── Data supplied

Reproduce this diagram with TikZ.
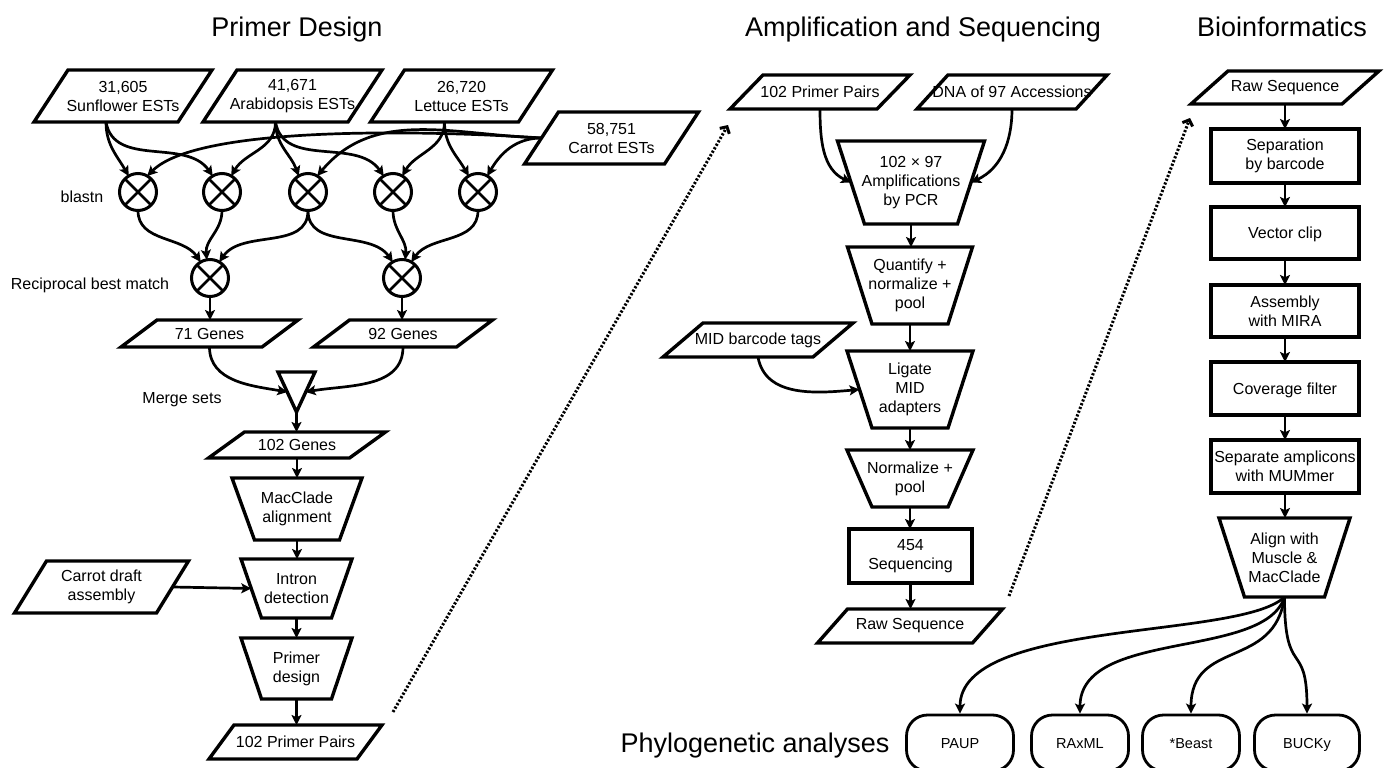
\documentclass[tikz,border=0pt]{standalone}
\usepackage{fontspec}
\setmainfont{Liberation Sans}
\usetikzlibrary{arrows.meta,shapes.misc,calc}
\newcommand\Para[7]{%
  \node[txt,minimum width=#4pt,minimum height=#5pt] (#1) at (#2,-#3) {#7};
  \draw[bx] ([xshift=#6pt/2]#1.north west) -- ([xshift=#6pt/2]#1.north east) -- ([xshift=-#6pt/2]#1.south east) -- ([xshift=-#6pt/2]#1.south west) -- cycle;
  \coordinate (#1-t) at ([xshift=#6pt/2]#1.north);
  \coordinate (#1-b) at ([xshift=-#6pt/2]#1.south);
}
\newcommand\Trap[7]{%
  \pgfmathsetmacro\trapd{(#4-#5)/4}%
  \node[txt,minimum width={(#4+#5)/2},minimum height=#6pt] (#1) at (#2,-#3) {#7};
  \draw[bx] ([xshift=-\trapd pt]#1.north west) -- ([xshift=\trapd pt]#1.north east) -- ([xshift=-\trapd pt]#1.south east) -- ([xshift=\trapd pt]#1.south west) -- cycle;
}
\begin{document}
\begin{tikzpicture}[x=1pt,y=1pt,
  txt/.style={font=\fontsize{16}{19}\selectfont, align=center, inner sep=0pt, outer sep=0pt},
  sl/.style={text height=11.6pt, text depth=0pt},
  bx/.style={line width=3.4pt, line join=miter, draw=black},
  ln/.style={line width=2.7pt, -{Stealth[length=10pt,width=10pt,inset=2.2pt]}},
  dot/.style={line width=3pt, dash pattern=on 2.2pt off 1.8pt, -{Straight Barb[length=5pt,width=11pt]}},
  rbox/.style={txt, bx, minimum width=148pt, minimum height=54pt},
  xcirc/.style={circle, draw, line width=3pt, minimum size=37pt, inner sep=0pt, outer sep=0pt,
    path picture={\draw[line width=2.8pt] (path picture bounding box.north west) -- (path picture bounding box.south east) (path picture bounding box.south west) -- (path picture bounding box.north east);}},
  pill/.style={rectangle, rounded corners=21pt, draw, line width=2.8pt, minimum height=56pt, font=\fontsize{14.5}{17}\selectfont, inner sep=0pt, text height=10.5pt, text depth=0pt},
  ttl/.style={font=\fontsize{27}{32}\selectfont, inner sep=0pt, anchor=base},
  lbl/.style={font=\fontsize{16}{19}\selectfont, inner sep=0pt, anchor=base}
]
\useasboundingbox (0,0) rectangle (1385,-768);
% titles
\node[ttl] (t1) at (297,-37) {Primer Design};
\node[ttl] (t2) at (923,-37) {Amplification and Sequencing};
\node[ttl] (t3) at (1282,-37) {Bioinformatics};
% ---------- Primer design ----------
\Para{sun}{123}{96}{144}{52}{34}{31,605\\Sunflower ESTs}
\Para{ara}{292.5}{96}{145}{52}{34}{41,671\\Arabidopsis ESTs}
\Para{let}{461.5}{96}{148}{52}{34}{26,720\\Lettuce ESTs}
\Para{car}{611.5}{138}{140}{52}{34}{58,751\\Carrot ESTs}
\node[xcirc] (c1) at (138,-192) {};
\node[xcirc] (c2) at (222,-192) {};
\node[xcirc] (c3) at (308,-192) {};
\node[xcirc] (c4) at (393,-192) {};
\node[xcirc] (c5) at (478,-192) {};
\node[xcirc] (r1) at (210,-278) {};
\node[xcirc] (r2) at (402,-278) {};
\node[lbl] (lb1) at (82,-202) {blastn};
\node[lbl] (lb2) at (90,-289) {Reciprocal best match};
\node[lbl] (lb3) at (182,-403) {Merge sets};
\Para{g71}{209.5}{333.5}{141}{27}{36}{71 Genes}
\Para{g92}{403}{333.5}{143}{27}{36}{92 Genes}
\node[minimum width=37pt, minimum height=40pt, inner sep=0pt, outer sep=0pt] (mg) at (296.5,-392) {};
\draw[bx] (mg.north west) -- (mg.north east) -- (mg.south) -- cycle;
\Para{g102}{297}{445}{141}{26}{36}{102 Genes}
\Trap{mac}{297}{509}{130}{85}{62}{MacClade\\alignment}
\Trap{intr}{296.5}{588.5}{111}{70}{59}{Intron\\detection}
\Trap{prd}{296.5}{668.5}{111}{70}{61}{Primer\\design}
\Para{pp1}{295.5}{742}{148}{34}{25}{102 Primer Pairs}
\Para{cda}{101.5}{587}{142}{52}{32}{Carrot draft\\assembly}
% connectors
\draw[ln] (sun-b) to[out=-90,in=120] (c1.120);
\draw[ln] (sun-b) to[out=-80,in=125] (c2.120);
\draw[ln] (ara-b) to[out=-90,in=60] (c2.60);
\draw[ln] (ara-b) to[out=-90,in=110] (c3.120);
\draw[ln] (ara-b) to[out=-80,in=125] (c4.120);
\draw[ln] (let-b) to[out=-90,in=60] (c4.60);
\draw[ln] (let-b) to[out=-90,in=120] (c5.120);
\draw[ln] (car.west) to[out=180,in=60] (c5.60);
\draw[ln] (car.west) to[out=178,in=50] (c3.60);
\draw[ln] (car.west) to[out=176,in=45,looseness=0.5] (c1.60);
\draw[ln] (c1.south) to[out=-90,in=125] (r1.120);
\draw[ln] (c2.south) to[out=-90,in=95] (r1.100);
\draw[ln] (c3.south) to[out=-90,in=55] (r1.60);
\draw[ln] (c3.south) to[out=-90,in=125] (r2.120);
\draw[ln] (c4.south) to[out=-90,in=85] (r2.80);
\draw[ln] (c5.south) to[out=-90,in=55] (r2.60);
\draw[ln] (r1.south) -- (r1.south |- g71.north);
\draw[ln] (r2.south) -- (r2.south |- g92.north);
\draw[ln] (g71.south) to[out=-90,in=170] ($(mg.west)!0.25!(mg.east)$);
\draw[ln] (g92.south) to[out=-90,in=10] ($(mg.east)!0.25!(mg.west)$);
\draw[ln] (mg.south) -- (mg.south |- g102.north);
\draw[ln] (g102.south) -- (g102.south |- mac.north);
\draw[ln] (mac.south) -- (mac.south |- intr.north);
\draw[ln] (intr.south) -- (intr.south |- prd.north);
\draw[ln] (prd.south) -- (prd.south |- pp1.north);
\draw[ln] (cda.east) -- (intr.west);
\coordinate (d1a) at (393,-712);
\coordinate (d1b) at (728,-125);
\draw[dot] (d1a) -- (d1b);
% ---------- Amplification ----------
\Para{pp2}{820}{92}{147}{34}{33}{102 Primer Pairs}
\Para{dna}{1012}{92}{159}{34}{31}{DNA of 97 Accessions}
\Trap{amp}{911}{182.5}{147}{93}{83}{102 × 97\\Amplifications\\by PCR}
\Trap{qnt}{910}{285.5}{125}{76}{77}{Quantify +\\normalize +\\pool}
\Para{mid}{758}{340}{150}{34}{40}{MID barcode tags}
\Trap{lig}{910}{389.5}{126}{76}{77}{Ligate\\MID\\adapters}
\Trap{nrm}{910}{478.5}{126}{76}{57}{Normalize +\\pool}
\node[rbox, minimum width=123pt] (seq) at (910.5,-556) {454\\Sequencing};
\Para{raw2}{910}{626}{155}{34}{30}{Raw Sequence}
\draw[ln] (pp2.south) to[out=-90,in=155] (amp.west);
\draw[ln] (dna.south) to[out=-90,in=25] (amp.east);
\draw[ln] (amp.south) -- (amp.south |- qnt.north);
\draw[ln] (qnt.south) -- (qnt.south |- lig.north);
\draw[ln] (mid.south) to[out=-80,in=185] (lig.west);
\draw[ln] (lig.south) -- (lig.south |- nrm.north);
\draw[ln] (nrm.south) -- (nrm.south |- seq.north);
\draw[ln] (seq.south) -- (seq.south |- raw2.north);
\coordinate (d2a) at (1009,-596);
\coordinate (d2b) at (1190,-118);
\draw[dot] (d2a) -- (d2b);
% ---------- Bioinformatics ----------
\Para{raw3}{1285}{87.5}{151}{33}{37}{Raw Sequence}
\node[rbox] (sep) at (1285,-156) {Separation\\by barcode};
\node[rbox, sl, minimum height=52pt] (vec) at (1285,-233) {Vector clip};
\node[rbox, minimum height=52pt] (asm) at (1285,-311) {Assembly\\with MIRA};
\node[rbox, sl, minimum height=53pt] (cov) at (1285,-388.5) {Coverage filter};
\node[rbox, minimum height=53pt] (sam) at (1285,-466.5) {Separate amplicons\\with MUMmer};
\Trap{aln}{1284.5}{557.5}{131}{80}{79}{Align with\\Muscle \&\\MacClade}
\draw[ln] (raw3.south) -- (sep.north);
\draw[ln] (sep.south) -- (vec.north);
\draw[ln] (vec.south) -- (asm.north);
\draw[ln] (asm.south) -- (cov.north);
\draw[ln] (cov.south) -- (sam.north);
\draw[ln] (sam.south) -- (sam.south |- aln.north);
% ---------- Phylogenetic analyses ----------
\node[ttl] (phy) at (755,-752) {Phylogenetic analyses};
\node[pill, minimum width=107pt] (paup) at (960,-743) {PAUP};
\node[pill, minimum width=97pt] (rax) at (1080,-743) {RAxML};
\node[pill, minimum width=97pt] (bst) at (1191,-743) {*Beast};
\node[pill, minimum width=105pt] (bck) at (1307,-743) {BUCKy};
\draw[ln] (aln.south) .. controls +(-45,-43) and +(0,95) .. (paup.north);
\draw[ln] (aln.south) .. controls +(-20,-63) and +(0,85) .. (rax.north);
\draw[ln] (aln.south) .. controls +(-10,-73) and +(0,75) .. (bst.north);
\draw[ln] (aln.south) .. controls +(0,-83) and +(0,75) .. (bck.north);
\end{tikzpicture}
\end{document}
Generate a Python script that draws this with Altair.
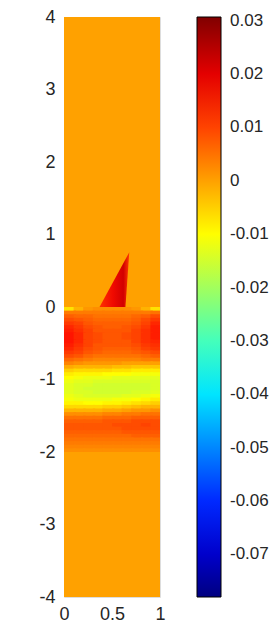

────

— Exercise requirements —
Identify the lines above that contain the word "this", then copy them.

— The response —
Reproduce this diagram with TikZ.
Generate a Python script that draws this with Altair.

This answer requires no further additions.